If artists had problems with greens, then the situation for dyers was even worse. Green had never been an easy color for them, and it tended to require them dipping the cloth into two vats—a blue one and a yellow one. Together with the problem of adding mordants and getting the right temperatures and concentrations, all this dipping meant that the chance of getting the same shade twice was fairly low. And when dyers did manage to achieve some kind of consistency it was highly prized. The legends of Robin Hood and his merry men, for example, describe them as wearing “Lincoln Green.” I had always imagined it to be for camouflage, but the truth is they were wearing it to show off. The green cloth was the pride of Lincoln, made of woad (a blue plant) and weld (a yellow one). It was also called “gaudy green,” and it was expensive. Wearing it was a way for the legendary bandit to laugh at his Nottingham rivals and show how he was stealing from the rich to clothe the poor.

We can see another example of the problems of greens in the experience of English designer William Morris. In the 1860s Morris decided to help revive medieval textile arts—and in order to give ordinary people the sense of living in a medieval castle, he created wallpapers that looked like antique tapestries. His papers were mostly blue, with a little red, just like the old tapestries Morris had admired. But if he was trying to be authentic, he had made a mistake. In the Middle Ages, dyers made their yellows from a plant called dyer’s weld, and their greens were made by overdyeing the yellow with blue woad. But weld fades, and after seven hundred years of hanging on castle walls medieval tapestry forests tend to be misty blue where once they were gaudy green. We can only imagine what the original works looked like. But they were probably surprisingly similar to the bright textiles of the nineteenth century that Morris was so passionately deriding as garish.
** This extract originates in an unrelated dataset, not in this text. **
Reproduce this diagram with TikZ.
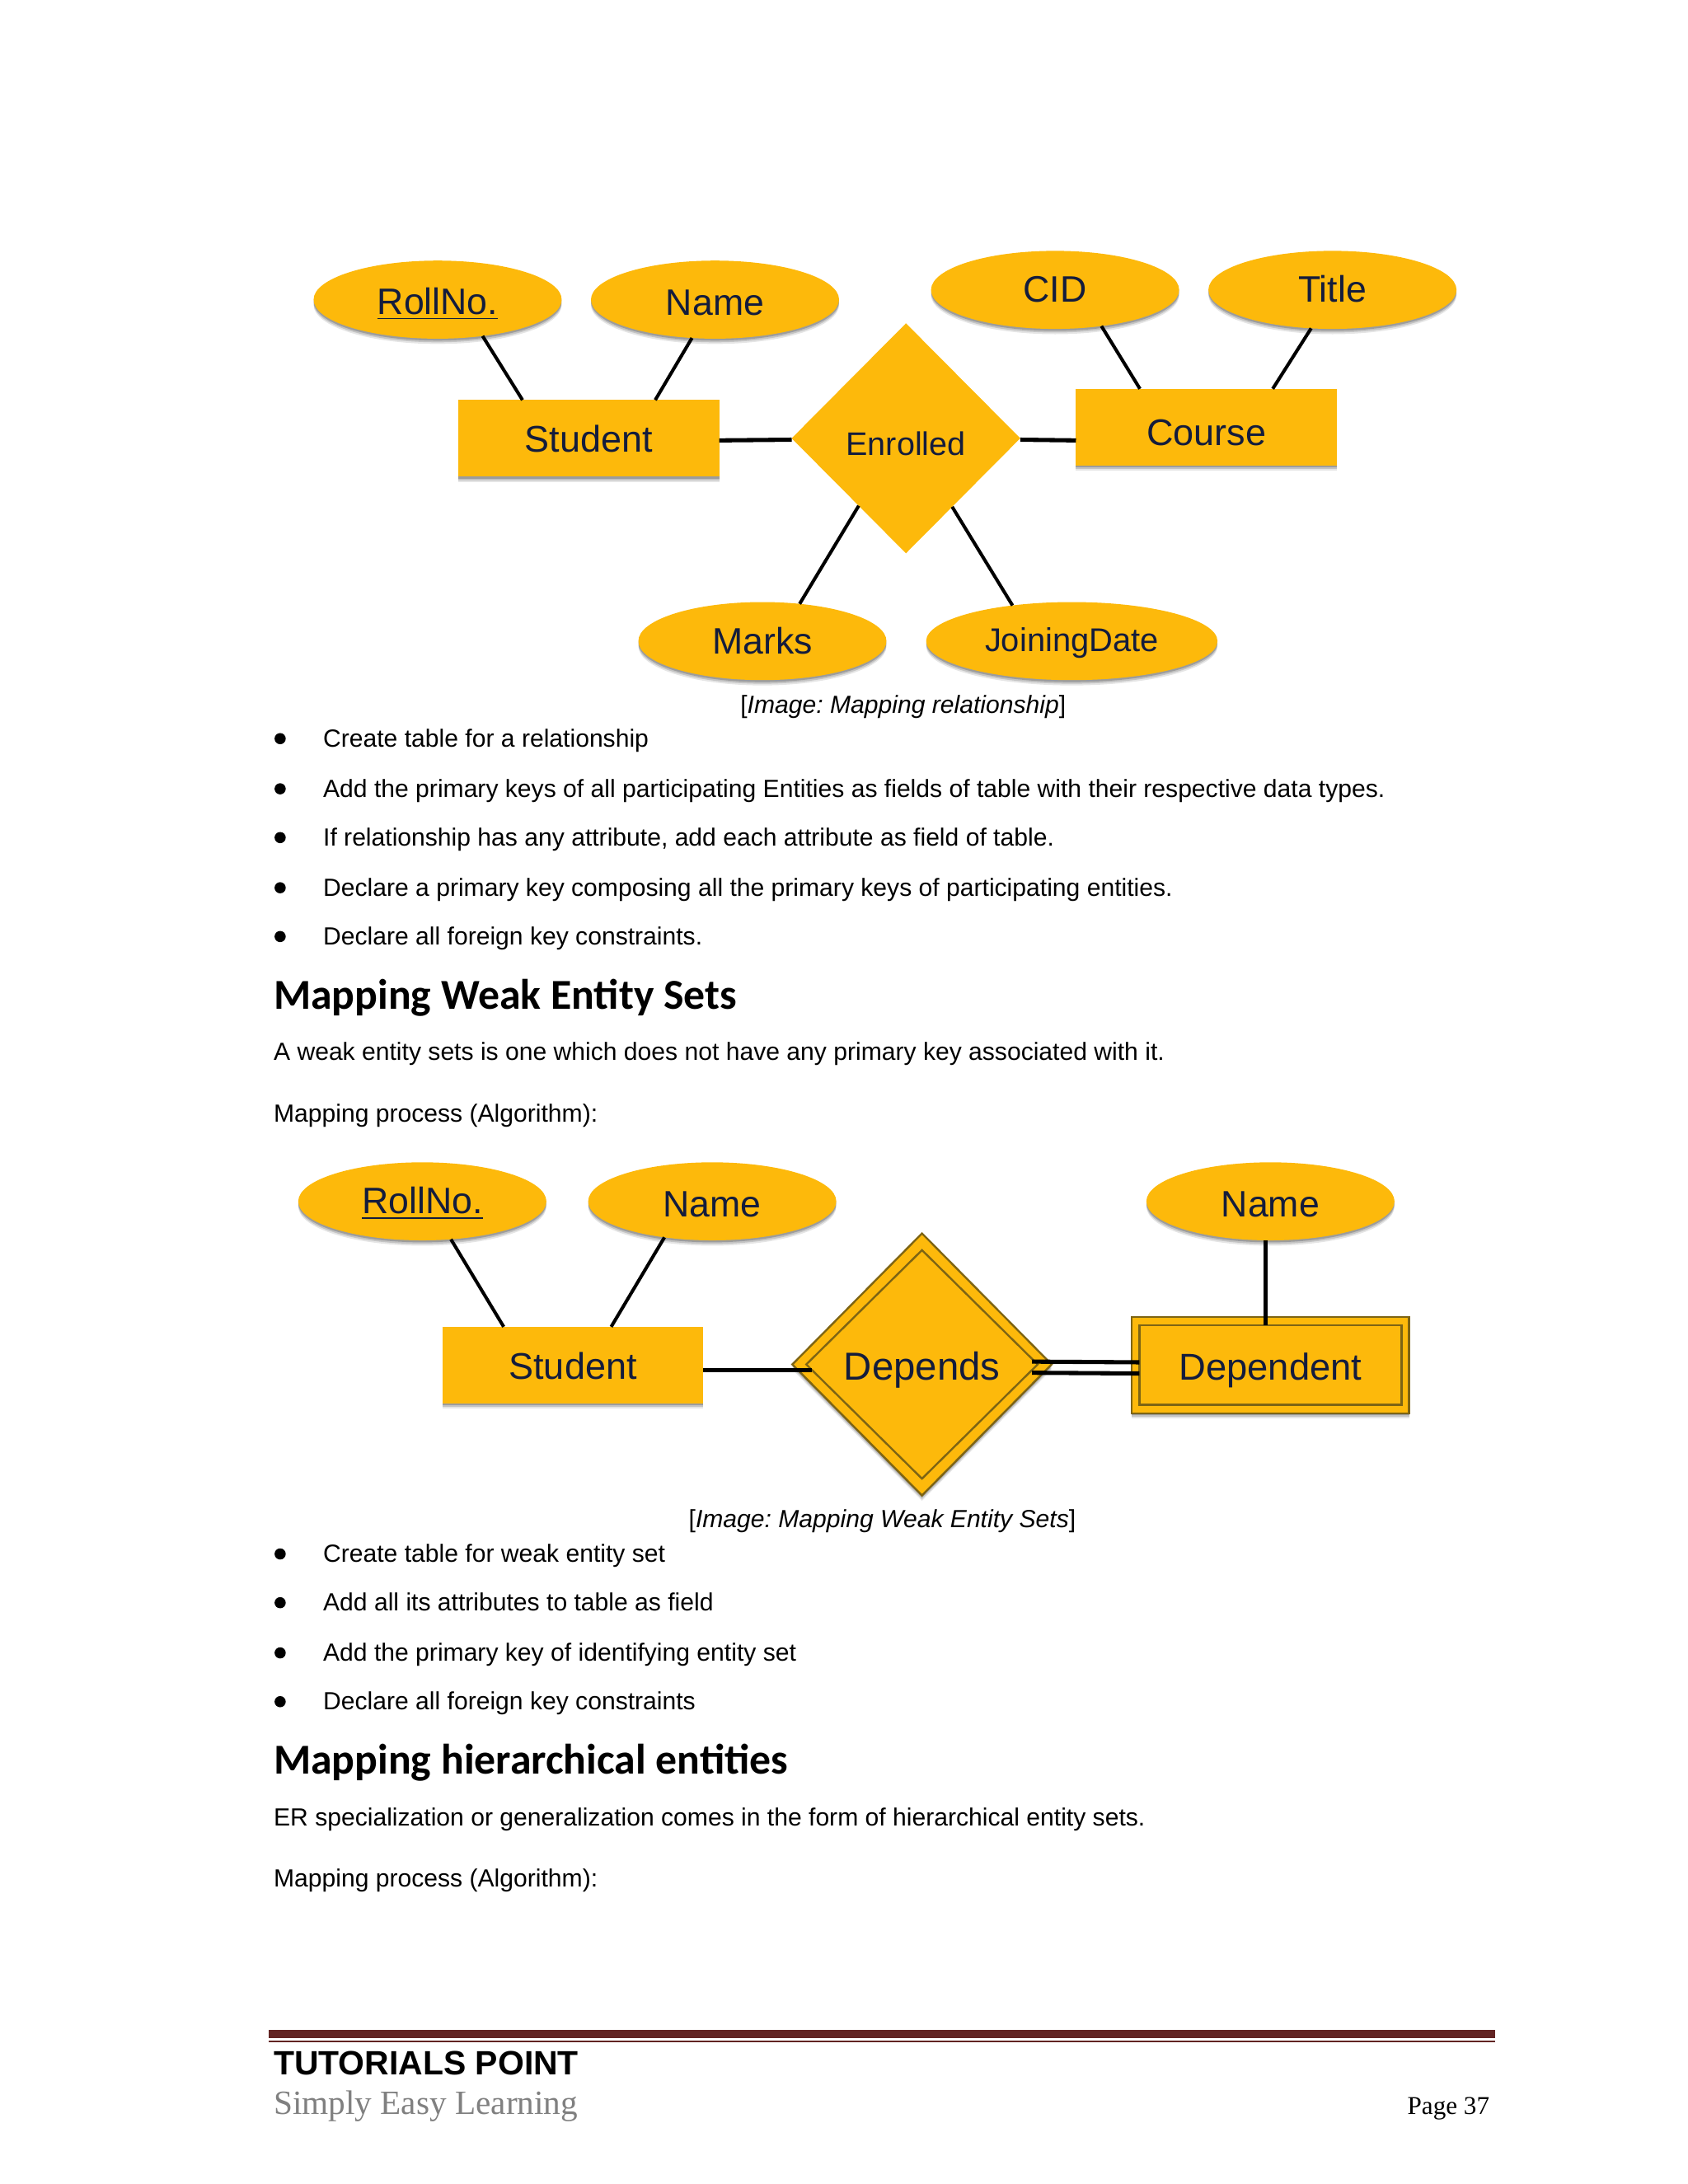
\documentclass[tikz,border=0pt]{standalone}
\usepackage{fontspec}
\usetikzlibrary{shapes,shadows}
\setmainfont{Liberation Sans}
\newfontfamily\headfont{Carlito}
\newfontfamily\footfont{Liberation Serif}
\frenchspacing
\definecolor{gold}{HTML}{FDB90B}
\definecolor{navy}{HTML}{141C3C}
\definecolor{edge}{HTML}{7D6414}
\definecolor{rulered}{HTML}{622423}
\tikzset{
  shade/.style={drop shadow={shadow xshift=0pt,shadow yshift=-1.9pt,opacity=.10,fill=black},
    drop shadow={shadow xshift=0pt,shadow yshift=-1.3pt,opacity=.15,fill=black},
    drop shadow={shadow xshift=0pt,shadow yshift=-.7pt,opacity=.2,fill=black}},
  er/.style={fill=gold,text=navy,inner sep=0pt,outer sep=0pt,text height=10pt,text depth=0pt},
  attr/.style={er,ellipse,shade,minimum width=89pt,minimum height=28pt,font=\fontsize{13.2}{15}\selectfont},
  entity/.style={er,rectangle,shade,minimum width=93.5pt,minimum height=27.5pt,font=\fontsize{13.3}{15}\selectfont},
  link/.style={black,line width=1.2pt},
  heavy/.style={black,line width=1.5pt},
  body/.style={anchor=base west,inner sep=0pt,font=\fontsize{8.9}{11}\selectfont},
  capt/.style={anchor=base,inner sep=0pt,font=\fontsize{8.9}{11}\selectfont},
  head/.style={anchor=base west,inner sep=0pt,font=\headfont\bfseries\fontsize{15.3}{18}\selectfont},
}
\begin{document}
\begin{tikzpicture}[x=0.5pt,y=-0.5pt]
        \useasboundingbox (0,0) rectangle (1211,1567.1);
        % first diagram
        \node[attr,text height=10.5pt] (rollno) at (314,215) {\underline{RollNo.}};
        \node[attr,text height=11pt] (name) at (513,215) {Name};
        \node[attr,text height=9pt] (cid) at (757,208) {CID};
        \node[attr,text height=9pt] (title) at (956,208) {Title};
        \node[attr,text height=9pt] (marks) at (547,460) {Marks};
        \node[attr,minimum width=104.5pt,font=\fontsize{11.8}{14}\selectfont,text height=7.5pt] (joining) at (769,460) {JoiningDate};
        \node[entity] (student) at (422.5,314.5) {Student};
        \node[entity,text height=13pt] (course) at (865.5,306.5) {Course};
        \node[er,diamond,aspect=1,minimum width=82pt,minimum height=82.5pt,text height=12.5pt,font=\fontsize{11.7}{14}\selectfont] (enrolled) at (650,314.5) {Enrolled};
        \draw[link] (rollno.-39) -- (student.150);
        \draw[link] (name.239) -- (student.30);
        \draw[link] (cid.-38) -- (course.150);
        \draw[link] (title.241) -- (course.30);
        \draw[heavy] ([yshift=-.75pt]student.east) -- ([yshift=-.5pt]enrolled.west);
        \draw[heavy] ([yshift=-.5pt]enrolled.east) -- ([yshift=-4.75pt]course.west);
        \draw[link] (enrolled.235) -- (marks.45);
        \draw[link] (enrolled.-56) -- (joining.149);
        \node[capt] (capone) at (648,512) {[\textit{Image: Mapping relationship}]};
        % second diagram
        \node[attr,text height=9pt] (rollnotwo) at (303,862) {\underline{RollNo.}};
        \node[attr,text height=11pt] (nametwo) at (511,862) {Name};
        \node[attr,text height=11pt] (namedep) at (911.5,862) {Name};
        \node[entity] (studenttwo) at (411,979.5) {Student};
        \node[er,diamond,shade,draw=edge,line width=.7pt,aspect=1,minimum width=93pt,minimum height=94pt] (dependsout) at (661.5,979) {};
        \node[er,diamond,draw=edge,line width=.7pt,aspect=1,minimum width=83pt,minimum height=82pt,text height=11pt,font=\fontsize{14}{16}\selectfont] (depends) at (661.5,979) {Depends};
        \node[er,rectangle,shade,draw=edge,line width=.7pt,minimum width=99.5pt,minimum height=34.5pt] (dependentout) at (911.5,979.5) {};
        \node[er,rectangle,draw=edge,line width=.7pt,minimum width=94pt,minimum height=28.5pt,text height=10.5pt,font=\fontsize{13.4}{15}\selectfont] (dependent) at (911.5,979.5) {Dependent};
        \draw[link] (rollnotwo.-53) -- (studenttwo.151);
        \draw[link] (nametwo.217) -- (studenttwo.45.5);
        \draw[link] ([xshift=-1.75pt]namedep.south) -- ([xshift=-1.75pt]dependent.north);
        \draw[heavy] ([yshift=-1.75pt]studenttwo.east) -- ([yshift=-2pt,xshift=2pt]depends.west);
        \draw[heavy] ([yshift=1pt,xshift=-2pt]depends.east) -- ([yshift=1pt]dependent.west);
        \draw[heavy] ([yshift=-3pt,xshift=-2pt]depends.east) -- ([yshift=-3pt]dependent.west);
        \node[capt] (captwo) at (633,1096) {[\textit{Image: Mapping Weak Entity Sets}]};
        % bullet lists
        \foreach \n/\y/\t in {a/536/Create table for a relationship,
          b/572/Add the primary keys of all participating Entities as fields of table with their respective data types.,
          c/607/If relationship has any attribute{,} add each attribute as field of table.,
          d/643/Declare a primary key composing all the primary keys of participating entities.,
          e/678/Declare all foreign key constraints.,
          f/1121/Create table for weak entity set,
          g/1156/Add all its attributes to table as field,
          h/1192/Add the primary key of identifying entity set,
          i/1227/Declare all foreign key constraints}
        {
        \draw[fill] (201,\y-6) circle [radius=3.6];
        \node[body] (item\n) at (231.5,\y) {\t};
        }
        % headings and plain lines
        \node[head] (headweak) at (196,724) {Mapping Weak Entity Sets};
        \node[body] (weaktext) at (196,761) {A weak entity sets is one which does not have any primary key associated with it.};
        \node[body] (weakalgo) at (196,805) {Mapping process (Algorithm):};
        \node[head] (headhier) at (196,1273) {Mapping hierarchical entities};
        \node[body] (hiertext) at (196,1310) {ER specialization or generalization comes in the form of hierarchical entity sets.};
        \node[body] (hieralgo) at (196,1354) {Mapping process (Algorithm):};
        % footer
        \fill[rulered] (193,1456.5) rectangle (1073,1462.5);
        \fill[rulered] (193,1464) rectangle (1073,1465.5);
        \node[anchor=base west,inner sep=0pt,font=\bfseries\fontsize{12.1}{15}\selectfont] (brand) at (196,1489) {TUTORIALS POINT};
        \node[anchor=base west,inner sep=0pt,text=black!50,font=\footfont\fontsize{12.2}{15}\selectfont] (slogan) at (196,1517) {Simply Easy Learning};
        \node[anchor=base east,inner sep=0pt,font=\footfont\fontsize{9.2}{11}\selectfont] (page) at (1069,1517) {Page 37};
        \end{tikzpicture}
\end{document}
So for dyers, the apparently fade-resistant Lo Kao was a double boon, and the French traders were sure it was going to make them a fortune. With this Chinese gunge it was now a childishly simple process to make a good green. The recipe went along the lines of: Put mud in pot. Boil. Add cloth to pot. Clean and dry. What was not simple was the process that the suppliers in China had to go through to make the green mud in the first place. It was made from two Chinese varieties of buckthorn trees:
Rhamnus utilis
and
Rhamnus chlorophorus
, the former meaning useful, the latter meaning greenish. Buckthorn was already a familiar plant for European dyers. Common buckthorn, or
Rhamnus cathartica
(“cathartica” because of what it does to your bowels if you dare eat the yellow berries), had for thousands of years been stripped of its leaves to make yellow dyes and paints. Since the seventeenth century its berries had also been boiled (for the length of time described charmingly as a wallom or wallop, meaning a bubble or two
25
) with alum to make a watercolor paint. It was called “sap green,” and was considered a bad pigment. Its image was further tarnished by its other name, “bladder green,” which did not, as some may have suggested, describe its yellowy color but referred to the pig’s bladders that artists stored it in to keep it moist.